Plane failed to descend as pilots reportedly fell asleep during flight
By Tamara Hardingham-Gill, CNN
(CNN) -- Two pilots are believed to have fallen asleep and missed their landing during a flight from Sudan to Ethiopia on Monday, according to a report by commercial aviation news site Aviation Herald.
The incident took place on board an Ethiopian Airlines Boeing 737-800 en route from Khartoum to Addis Ababa, the report said, "when the pilots fell asleep" and "the aircraft continued past the top of descent."
Data obtained by the website indicates that the aircraft was cruising at 37,000 feet on autopilot when it failed to descend at Addis Ababa Bole International Airport, its scheduled destination, on August 15.
Air traffic control were apparently unable to reach the crew despite making several attempts at contact. However, an alarm was triggered when the plane overshot the runway and continued along the route.
The aircraft subsequently began to descend, landing safely around 25 minutes later.
Automatic Dependent Surveillance-Broadcast (ADS-B) data shows the aircraft overflying the runway, before beginning its descent and maneuvering for another approach.
"We have received a report which indicates Ethiopian flight number ET343 en route from Khartoum to Addis Ababa temporarily lost communication with Addis Ababa Air Traffic Control on 15 August 2022," reads a statement issued by Ethiopian Airlines on Friday.
"The flight later landed safely after communication was restored. The concerned crew have been removed from operation pending further investigation.
"Appropriate corrective action will be taken based on the outcome of the investigation. Safety has always been and will continue to be our first priority," the statement said.
Aviation analyst Alex Macheras has since taken to Twitter to express his shock at the "deeply concerning incident," which he suggests may have been the result of pilot exhaustion.
"Pilot fatigue is nothing new, and continues to pose one of the most significant threats to air safety -- internationally," he tweeted on Thursday.
The report comes just months after pilots at Southwest Airlines and Delta Air Lines warned airline executives that pilot exhaustion was on the rise and urged them to treat fatigue and the resulting mistakes as a safety risk.

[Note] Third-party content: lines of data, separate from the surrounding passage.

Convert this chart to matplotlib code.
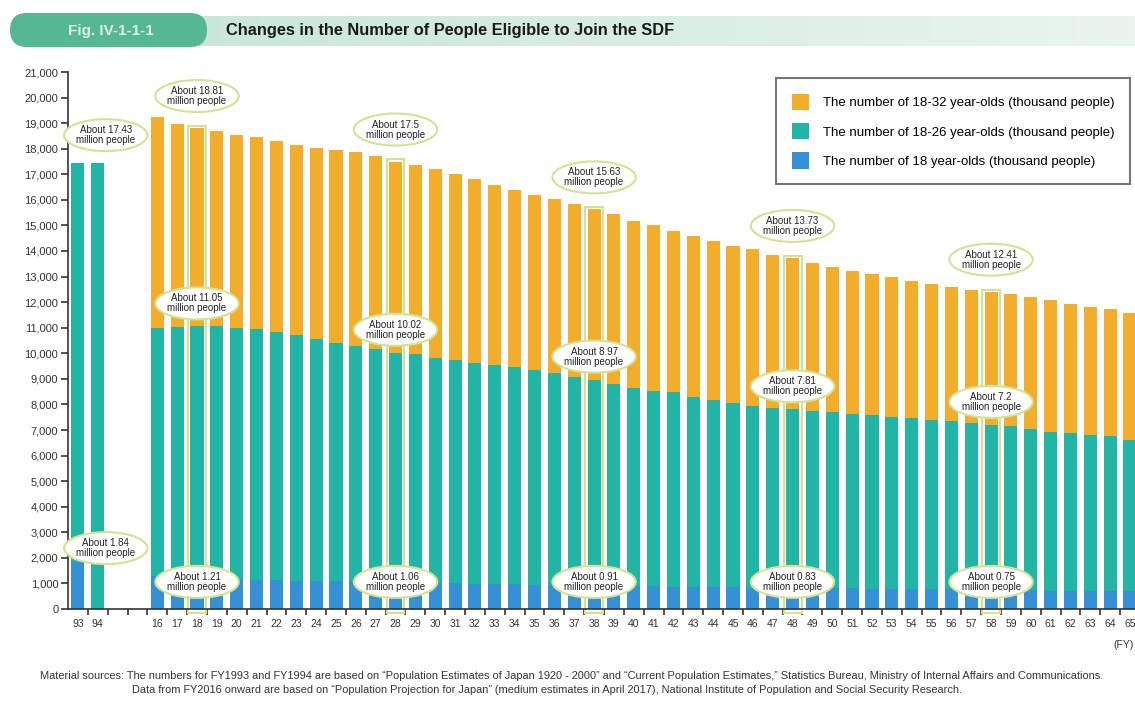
import numpy as np
import matplotlib
matplotlib.use("Agg")
import matplotlib.pyplot as plt
from matplotlib import font_manager
from matplotlib.patches import FancyBboxPatch, Ellipse, Rectangle, Patch

names = {f.name for f in font_manager.fontManager.ttflist}
NARROW = "Liberation Sans Narrow" if "Liberation Sans Narrow" in names else "Liberation Sans"
plt.rcParams["font.family"] = [NARROW, "DejaVu Sans"]

# fiscal years: 1993, 1994, then 2016-2065 (two empty slots in between)
year_labels = ["93", "94"] + [str(y) for y in range(16, 66)]
positions = [0, 1] + list(range(4, 54))

# thousand people
age_18_32 = [np.nan, np.nan,
             19240, 18980, 18810, 18690, 18550, 18440, 18290, 18130, 18040, 17940,
             17870, 17710, 17500, 17380, 17200, 17020, 16830, 16600, 16400, 16200,
             16020, 15820, 15630, 15440, 15180, 15010, 14790, 14600, 14380, 14180,
             14060, 13860, 13730, 13540, 13380, 13220, 13100, 12970, 12830, 12700,
             12610, 12490, 12410, 12320, 12190, 12100, 11930, 11800, 11720, 11590]
age_18_26 = [17430, 17430,
             11000, 11040, 11050, 11050, 11000, 10940, 10850, 10720, 10550, 10420,
             10290, 10160, 10020, 9960, 9830, 9720, 9620, 9530, 9450, 9360,
             9210, 9060, 8970, 8780, 8640, 8540, 8480, 8280, 8190, 8060,
             7930, 7860, 7810, 7760, 7710, 7630, 7580, 7500, 7470, 7410,
             7340, 7270, 7200, 7150, 7020, 6930, 6880, 6820, 6750, 6620]
age_18 = [1840, np.nan,
          1290, 1250, 1210, 1180, 1160, 1130, 1120, 1100, 1090, 1080,
          1080, 1070, 1060, 1040, 1030, 1010, 990, 970, 960, 950,
          940, 920, 910, 900, 890, 880, 870, 860, 850, 850,
          840, 840, 830, 820, 820, 810, 800, 790, 780, 780,
          770, 760, 750, 740, 730, 720, 720, 710, 700, 690]

highlight_years = ["18", "28", "38", "48", "58"]
top_notes = ["About 18.81\nmillion people", "About 17.5\nmillion people",
             "About 15.63\nmillion people", "About 13.73\nmillion people",
             "About 12.41\nmillion people"]
mid_notes = ["About 11.05\nmillion people", "About 10.02\nmillion people",
             "About 8.97\nmillion people", "About 7.81\nmillion people",
             "About 7.2\nmillion people"]
low_notes = ["About 1.21\nmillion people", "About 1.06\nmillion people",
             "About 0.91\nmillion people", "About 0.83\nmillion people",
             "About 0.75\nmillion people"]

ORANGE = "#f2ad2c"
TEAL = "#22b4a4"
BLUE = "#3590d6"
HL = "#d3e295"

W, H = 1135, 704
fig = plt.figure(figsize=(W / 100, H / 100), dpi=100)

# header band
hx = fig.add_axes([0, 1 - 55 / H, 1, 55 / H])
hx.set_xlim(0, W)
hx.set_ylim(55, 0)
hx.axis("off")
grad = np.linspace(0, 1, 256).reshape(1, -1)
cmap = matplotlib.colors.LinearSegmentedColormap.from_list("hdr", ["#c9e7d8", "#eaf5ef"])
hx.imshow(grad, cmap=cmap, extent=(190, W, 46, 16), aspect="auto")
hx.add_patch(FancyBboxPatch((10, 13), 197, 34, boxstyle="round,pad=0,rounding_size=17",
                            fc="#56b795", ec="none"))
hx.text(111, 30.5, "Fig. IV-1-1-1", color="#dcf1e6", fontsize=11, fontweight="bold",
        ha="center", va="center")
hx.text(226, 30.5, "Changes in the Number of People Eligible to Join the SDF",
        color="#1a1a1a", fontsize=11.8, fontweight="bold", ha="left", va="center")

ax = fig.add_axes([68 / W, 95 / H, 1 - 68 / W, (609 - 72) / H])
bw = 0.66
ax.bar(positions, age_18_32, width=bw, color=ORANGE, zorder=2)
ax.bar(positions, age_18_26, width=bw, color=TEAL, zorder=3)
ax.bar(positions, age_18, width=bw, color=BLUE, zorder=4)

ax.set_xlim(-0.5, 53.25)
ax.set_ylim(0, 21000)
ax.set_yticks(range(0, 21001, 1000))
ax.set_yticklabels([f"{v:,}" for v in range(0, 21001, 1000)])
ax.set_xticks(positions)
ax.set_xticklabels(year_labels)
ax.set_xticks(np.arange(0.5, 53.5, 1), minor=True)
ax.tick_params(axis="x", which="major", length=0, pad=7, labelsize=7.5, colors="#333333")
ax.tick_params(axis="x", which="minor", length=4, width=1.2, color="#333333", direction="out")
ax.tick_params(axis="y", length=5, width=1.2, color="#333333", labelsize=8, pad=2,
               labelcolor="#333333")
for s in ["top", "right"]:
    ax.spines[s].set_visible(False)
for s in ["left", "bottom"]:
    ax.spines[s].set_color("#333333")
    ax.spines[s].set_linewidth(1.2)
ax.spines["bottom"].set_zorder(6)

# highlighted bars and notes
for yl, tn, mn, ln in zip(highlight_years, top_notes, mid_notes, low_notes):
    i = year_labels.index(yl)
    x = positions[i]
    ax.add_patch(Rectangle((x - 0.45, -150), 0.9, age_18_32[i] + 230, fill=False,
                           ec=HL, lw=1.5, zorder=5, clip_on=False))
    for txt, y in [(tn, age_18_32[i] + 1250), (mn, age_18_26[i] + 900), (ln, 1060)]:
        ax.add_patch(Ellipse((x, y), 4.2, 1250, fc="white", ec=HL, lw=1.5, zorder=7))
        ax.text(x, y, txt, ha="center", va="center", fontsize=7, color="#222222",
                linespacing=1.0, zorder=8)

# 1993/1994 notes
for txt, y in [("About 17.43\nmillion people", age_18_26[0] + 1100),
               ("About 1.84\nmillion people", age_18[0] + 540)]:
    ax.add_patch(Ellipse((1.4, y), 4.2, 1250, fc="white", ec=HL, lw=1.5, zorder=7,
                         clip_on=False))
    ax.text(1.4, y, txt, ha="center", va="center", fontsize=7, color="#222222",
            linespacing=1.0, zorder=8)

handles = [Patch(fc=ORANGE, ec="none"), Patch(fc=TEAL, ec="none"), Patch(fc=BLUE, ec="none")]
labels = ["The number of 18-32 year-olds (thousand people)",
          "The number of 18-26 year-olds (thousand people)",
          "The number of 18 year-olds (thousand people)"]
leg = fig.legend(handles, labels, loc="upper right", bbox_to_anchor=(1130 / W, 1 - 78 / H),
                 fontsize=9.5, frameon=True, fancybox=False, edgecolor="#555555",
                 handlelength=1.3, handleheight=1.5, labelspacing=1.0, borderpad=1.2,
                 handletextpad=1.0, borderaxespad=0)
leg.get_frame().set_linewidth(1.5)

fig.text(1124 / W, 1 - 645 / H, "(FY)", fontsize=7.5, color="#333333", ha="center", va="center")
fig.text(40 / W, 1 - 676 / H,
         "Material sources: The numbers for FY1993 and FY1994 are based on \u201cPopulation Estimates of Japan 1920 - 2000\u201d "
         "and \u201cCurrent Population Estimates,\u201d Statistics Bureau, Ministry of Internal Affairs and Communications.",
         fontsize=7.9, color="#333333", ha="left", va="center")
fig.text(132 / W, 1 - 690 / H,
         "Data from FY2016 onward are based on \u201cPopulation Projection for Japan\u201d (medium estimates in April 2017), "
         "National Institute of Population and Social Security Research.",
         fontsize=7.9, color="#333333", ha="left", va="center")

fig.savefig("out.png", dpi=100)
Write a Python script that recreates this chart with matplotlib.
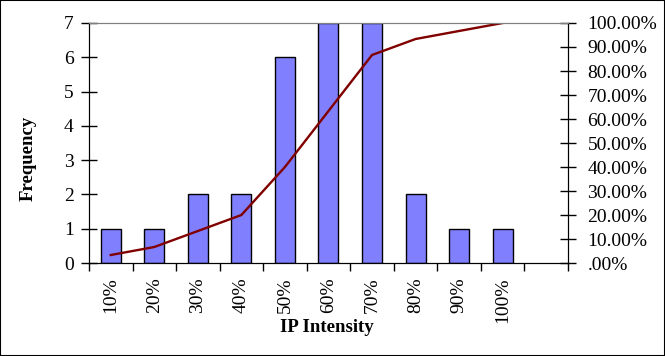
import numpy as np
import matplotlib.pyplot as plt
from matplotlib.patches import Rectangle
from matplotlib.ticker import FuncFormatter

# data
bins = ['10%', '20%', '30%', '40%', '50%', '60%', '70%', '80%', '90%', '100%']
freq = [1, 1, 2, 2, 6, 7, 7, 2, 1, 1]
cum_pct = [3.33, 6.67, 13.33, 20.0, 40.0, 63.33, 86.67, 93.33, 96.67, 100.0]

plt.rcParams['font.family'] = ['Liberation Serif', 'DejaVu Serif']
font_size = 14

fig = plt.figure(figsize=(6.65, 3.56), dpi=100)
fig.patches.append(Rectangle((0, 0), 1, 1, transform=fig.transFigure,
                             fill=False, edgecolor='black', linewidth=1.5))
ax = fig.add_axes([0.1338, 0.2612, 0.7203, 0.6742])

x = np.arange(len(bins))
ax.bar(x, freq, width=0.46, color='#8080ff', edgecolor='black', linewidth=1)
ax.set_xlim(-0.5, len(bins) + 0.5)
ax.set_ylim(0, 7)
ax.set_yticks(range(0, 8))

ax.set_xticks(x)
ax.set_xticklabels(bins, rotation=90, fontsize=font_size)
ax.set_xticks(np.arange(-0.5, len(bins) + 1), minor=True)
ax.tick_params(axis='x', which='major', length=0, pad=10.5)
ax.tick_params(axis='x', which='minor', length=6, width=1, direction='out')
ax.tick_params(axis='y', length=12, width=1, direction='inout', labelsize=font_size, pad=5)

ax.spines['top'].set_color('#808080')
for s in ['left', 'bottom', 'right']:
    ax.spines[s].set_color('black')

# axis titles placed where the reference has them
fig.text(28 / 665, 1 - 158 / 356, 'Frequency', rotation=90, fontsize=13.5,
         fontweight='bold', ha='center', va='center')
fig.text(327 / 665, 1 - 327 / 356, 'IP Intensity', fontsize=13.5,
         fontweight='bold', ha='center', va='center')

ax2 = ax.twinx()
ax2.plot(x, cum_pct, color='#800000', linewidth=1.7)
ax2.set_ylim(0, 100)
ax2.set_yticks(range(0, 101, 10))
ax2.yaxis.set_major_formatter(FuncFormatter(lambda v, p: ('%.2f%%' % v).lstrip('0') if v == 0 else '%.2f%%' % v))
ax2.tick_params(axis='y', length=12, width=1, direction='inout', labelsize=font_size, pad=8)
ax2.spines['top'].set_color('#808080')
ax2.spines['right'].set_color('black')

plt.savefig('out.png', dpi=100)
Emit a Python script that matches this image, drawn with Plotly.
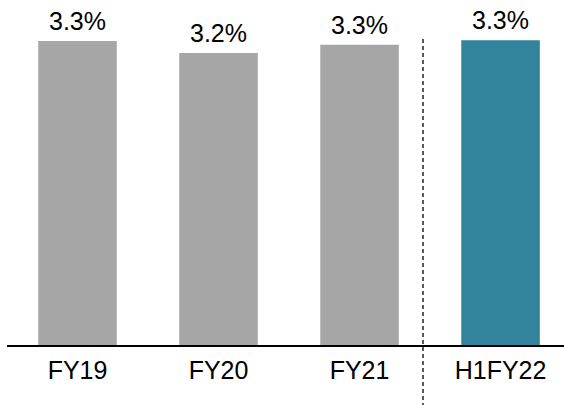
import plotly.graph_objects as go

# Share of revenue by period
categories = ["FY19", "FY20", "FY21", "H1FY22"]
values = [3.30, 3.17, 3.26, 3.31]
bar_colors = ["#A6A6A6", "#A6A6A6", "#A6A6A6", "#31849B"]

font_family = "Liberation Sans, Arial, sans-serif"

fig = go.Figure(
    go.Bar(
        x=categories,
        y=values,
        marker=dict(color=bar_colors, line=dict(width=0)),
        width=0.557,
        hoverinfo="skip",
    )
)

# value labels above each bar
for cat, v in zip(categories, values):
    fig.add_annotation(
        x=cat, y=v, text=f"{v:.1f}%", showarrow=False,
        yanchor="bottom", yshift=4,
        font=dict(family=font_family, size=25, color="#000000"),
    )

# dashed separator between full-year and half-year figures
fig.add_shape(
    type="line", xref="x", yref="paper",
    x0=2.45, x1=2.45, y0=-0.18, y1=0.896,
    line=dict(color="#000000", width=1.3, dash="4px,3px"),
)

fig.update_layout(
    width=564, height=405,
    margin=dict(l=7, r=0, t=0, b=60),
    paper_bgcolor="white", plot_bgcolor="white",
    showlegend=False,
    font=dict(family=font_family, size=25, color="#000000"),
    xaxis=dict(
        range=[-0.5, 3.45],
        showline=True, linecolor="#000000", linewidth=1.5,
        ticks="", showgrid=False, zeroline=False,
        tickfont=dict(family=font_family, size=25, color="#000000"),
        ticklabelstandoff=2,
    ),
    yaxis=dict(
        range=[0, 3.746], visible=False, showgrid=False, zeroline=False,
    ),
)

fig.write_html("out.html")
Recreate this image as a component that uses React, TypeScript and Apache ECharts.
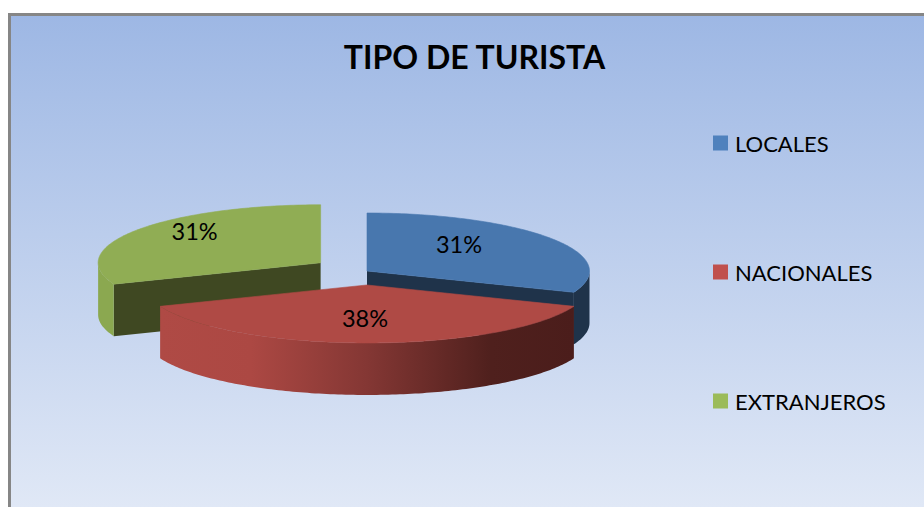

"Fatigue, both acute and cumulative, has become Southwest Airlines' number-one safety threat," the Southwest Airlines Pilots Association, or SWAPA, told airline executives in a letter back in April.
According to the letter, the rising demand for air travel as the industry begins to bounce back from the Covid-19 pandemic, and cancellation chaos brought about by severe weather were among the reasons for the increase in pilot exhaustion.
Back in May, Italian newspaper Repubblica reported that an ITA pilot had been fired after "falling asleep" during a flight between New York and Rome.
The co-pilot was said to be taking an "authorized rest" at the time, leading to the Airbus A330 losing communication with air traffic control for ten minutes, according to the report.